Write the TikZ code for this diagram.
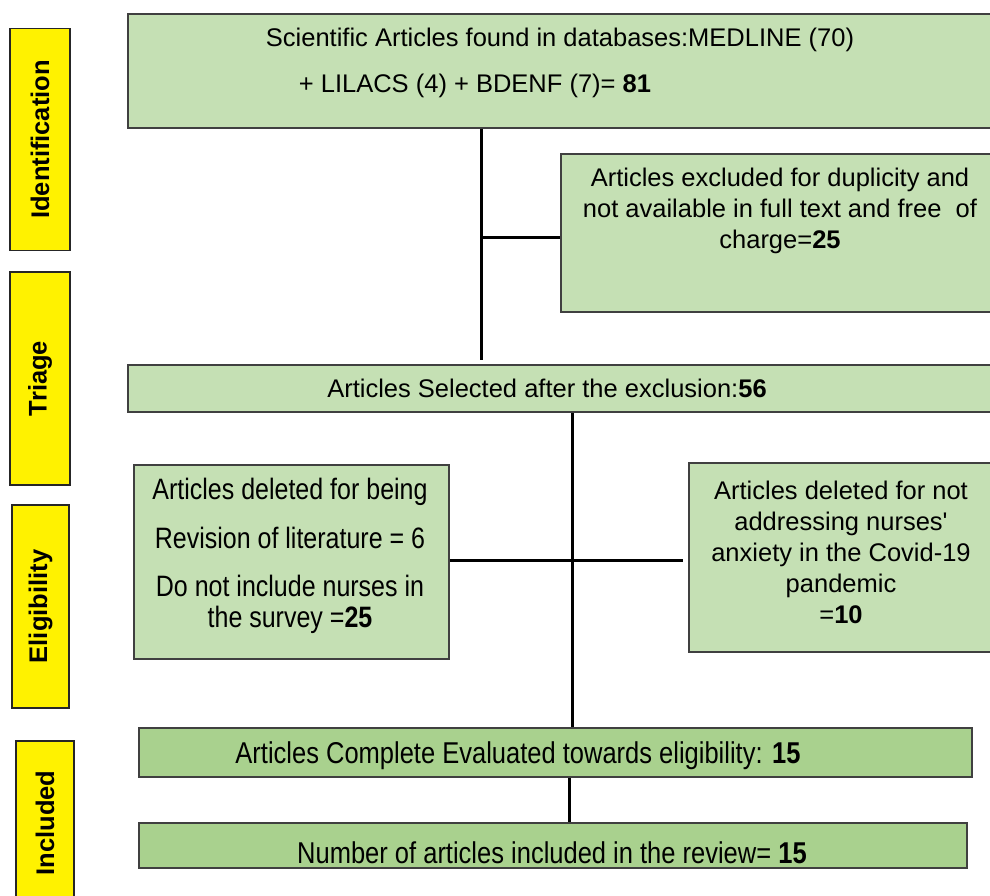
\documentclass[tikz,border=0pt]{standalone}
\usepackage{fontspec}
\setmainfont{Liberation Sans}
\definecolor{paleg}{HTML}{C5E0B4}
\definecolor{midg}{HTML}{A9D18E}
\begin{document}
\begin{tikzpicture}[x=1pt,y=-1pt,line width=3pt]
  \tikzstyle{stage}=[draw=black!85,fill=yellow,line width=1.3pt,rotate=90,inner sep=0pt,font=\bfseries\fontsize{25.5}{30}\selectfont]
  \tikzstyle{box}=[draw=black!75,fill=paleg,line width=1.5pt,inner sep=0pt]
  \tikzstyle{darkbox}=[box,fill=midg]
  \tikzstyle{txt}=[align=center,inner sep=0pt,font=\fontsize{25.5}{31}\selectfont]
  \tikzstyle{tall}=[txt,yscale=1.18,transform shape]
  \useasboundingbox (0,0) rectangle (990,896);

  % stages
  \node[stage,minimum width=222pt,minimum height=60pt] (S_1) at (40,139.5) {Identification};
  \node[stage,minimum width=213pt,minimum height=60pt] (S_2) at (40,378.5) {Triage};
  \node[stage,minimum width=203pt,minimum height=57pt] (S_3) at (40.5,606.5) {Eligibility};
  \node[stage,minimum width=164pt,minimum height=58pt] (S_4) at (45,823) {Included};

  % boxes
  \node[box,minimum width=867pt,minimum height=114pt] (B_1) at (561.5,71) {};
  \node[txt] (T_1a) at (560,40) {Scientific Articles found in databases:MEDLINE (70)};
  \node[txt] (T_1b) at (475,86) {+ LILACS (4) + BDENF (7)= \textbf{81}};

  \node[box,minimum width=434pt,minimum height=158pt] (B_2) at (778,233) {};
  \node[txt] (T_2) at (780,211) {Articles excluded for duplicity and\\not available in full text and free\ \ of\\charge=\textbf{25}};

  \node[box,minimum width=867pt,minimum height=47pt] (B_3) at (561.5,388.5) {};
  \node[txt] (T_3) at (547,388) {Articles Selected after the exclusion:\textbf{56}};

  \node[box,minimum width=315pt,minimum height=194pt] (B_4) at (291.5,562) {};
  \node[tall,font=\fontsize{25}{26}\selectfont] (T_4) at (290,556) {Articles deleted for being\\[15pt]Revision of literature = 6\\[15pt]Do not include nurses in\\the survey =\textbf{25}};

  \node[box,minimum width=306pt,minimum height=189pt] (B_5) at (842,557.5) {};
  \node[txt] (T_5) at (841,552) {Articles deleted for not\\addressing nurses\textquotesingle\\anxiety in the Covid-19\\pandemic\\=\textbf{10}};

  \node[darkbox,minimum width=833pt,minimum height=49pt] (B_6) at (555.5,752.5) {};
  \node[tall] (T_6) at (518,756) {Articles Complete Evaluated towards eligibility: \textbf{15}};

  \node[darkbox,minimum width=828pt,minimum height=45pt] (B_7) at (553,845.5) {};
  \node[tall] (T_7) at (552,853) {Number of articles included in the review= \textbf{15}};

  % connectors
  \coordinate (C_1) at (481,360);
  \coordinate (C_2) at (481,237);
  \coordinate (C_3) at (683,560);
  \draw (B_1.south -| C_1) -- (C_1);
  \draw (C_2) -- (C_2 -| B_2.west);
  \draw (B_3.south -| 572,0) -- (B_6.north -| 572,0);
  \draw (B_4.east |- C_3) -- (C_3);
  \draw (B_6.south -| 569,0) -- (B_7.north -| 569,0);
\end{tikzpicture}
\end{document}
● ● ● ● ● ● ●
▶ _What needs to be done_: Make an exact copy of all the material, but keep the pictures out of it.

▶ _Exercise response_:
Write the TikZ code for this diagram.
\documentclass[tikz,border=0pt]{standalone}
\usepackage{fontspec}
\setmainfont{Liberation Sans}
\definecolor{paleg}{HTML}{C5E0B4}
\definecolor{midg}{HTML}{A9D18E}
\begin{document}
\begin{tikzpicture}[x=1pt,y=-1pt,line width=3pt]
  \tikzstyle{stage}=[draw=black!85,fill=yellow,line width=1.3pt,rotate=90,inner sep=0pt,font=\bfseries\fontsize{25.5}{30}\selectfont]
  \tikzstyle{box}=[draw=black!75,fill=paleg,line width=1.5pt,inner sep=0pt]
  \tikzstyle{darkbox}=[box,fill=midg]
  \tikzstyle{txt}=[align=center,inner sep=0pt,font=\fontsize{25.5}{31}\selectfont]
  \tikzstyle{tall}=[txt,yscale=1.18,transform shape]
  \useasboundingbox (0,0) rectangle (990,896);

  % stages
  \node[stage,minimum width=222pt,minimum height=60pt] (S_1) at (40,139.5) {Identification};
  \node[stage,minimum width=213pt,minimum height=60pt] (S_2) at (40,378.5) {Triage};
  \node[stage,minimum width=203pt,minimum height=57pt] (S_3) at (40.5,606.5) {Eligibility};
  \node[stage,minimum width=164pt,minimum height=58pt] (S_4) at (45,823) {Included};

  % boxes
  \node[box,minimum width=867pt,minimum height=114pt] (B_1) at (561.5,71) {};
  \node[txt] (T_1a) at (560,40) {Scientific Articles found in databases:MEDLINE (70)};
  \node[txt] (T_1b) at (475,86) {+ LILACS (4) + BDENF (7)= \textbf{81}};

  \node[box,minimum width=434pt,minimum height=158pt] (B_2) at (778,233) {};
  \node[txt] (T_2) at (780,211) {Articles excluded for duplicity and\\not available in full text and free\ \ of\\charge=\textbf{25}};

  \node[box,minimum width=867pt,minimum height=47pt] (B_3) at (561.5,388.5) {};
  \node[txt] (T_3) at (547,388) {Articles Selected after the exclusion:\textbf{56}};

  \node[box,minimum width=315pt,minimum height=194pt] (B_4) at (291.5,562) {};
  \node[tall,font=\fontsize{25}{26}\selectfont] (T_4) at (290,556) {Articles deleted for being\\[15pt]Revision of literature = 6\\[15pt]Do not include nurses in\\the survey =\textbf{25}};

  \node[box,minimum width=306pt,minimum height=189pt] (B_5) at (842,557.5) {};
  \node[txt] (T_5) at (841,552) {Articles deleted for not\\addressing nurses\textquotesingle\\anxiety in the Covid-19\\pandemic\\=\textbf{10}};

  \node[darkbox,minimum width=833pt,minimum height=49pt] (B_6) at (555.5,752.5) {};
  \node[tall] (T_6) at (518,756) {Articles Complete Evaluated towards eligibility: \textbf{15}};

  \node[darkbox,minimum width=828pt,minimum height=45pt] (B_7) at (553,845.5) {};
  \node[tall] (T_7) at (552,853) {Number of articles included in the review= \textbf{15}};

  % connectors
  \coordinate (C_1) at (481,360);
  \coordinate (C_2) at (481,237);
  \coordinate (C_3) at (683,560);
  \draw (B_1.south -| C_1) -- (C_1);
  \draw (C_2) -- (C_2 -| B_2.west);
  \draw (B_3.south -| 572,0) -- (B_6.north -| 572,0);
  \draw (B_4.east |- C_3) -- (C_3);
  \draw (B_6.south -| 569,0) -- (B_7.north -| 569,0);
\end{tikzpicture}
\end{document}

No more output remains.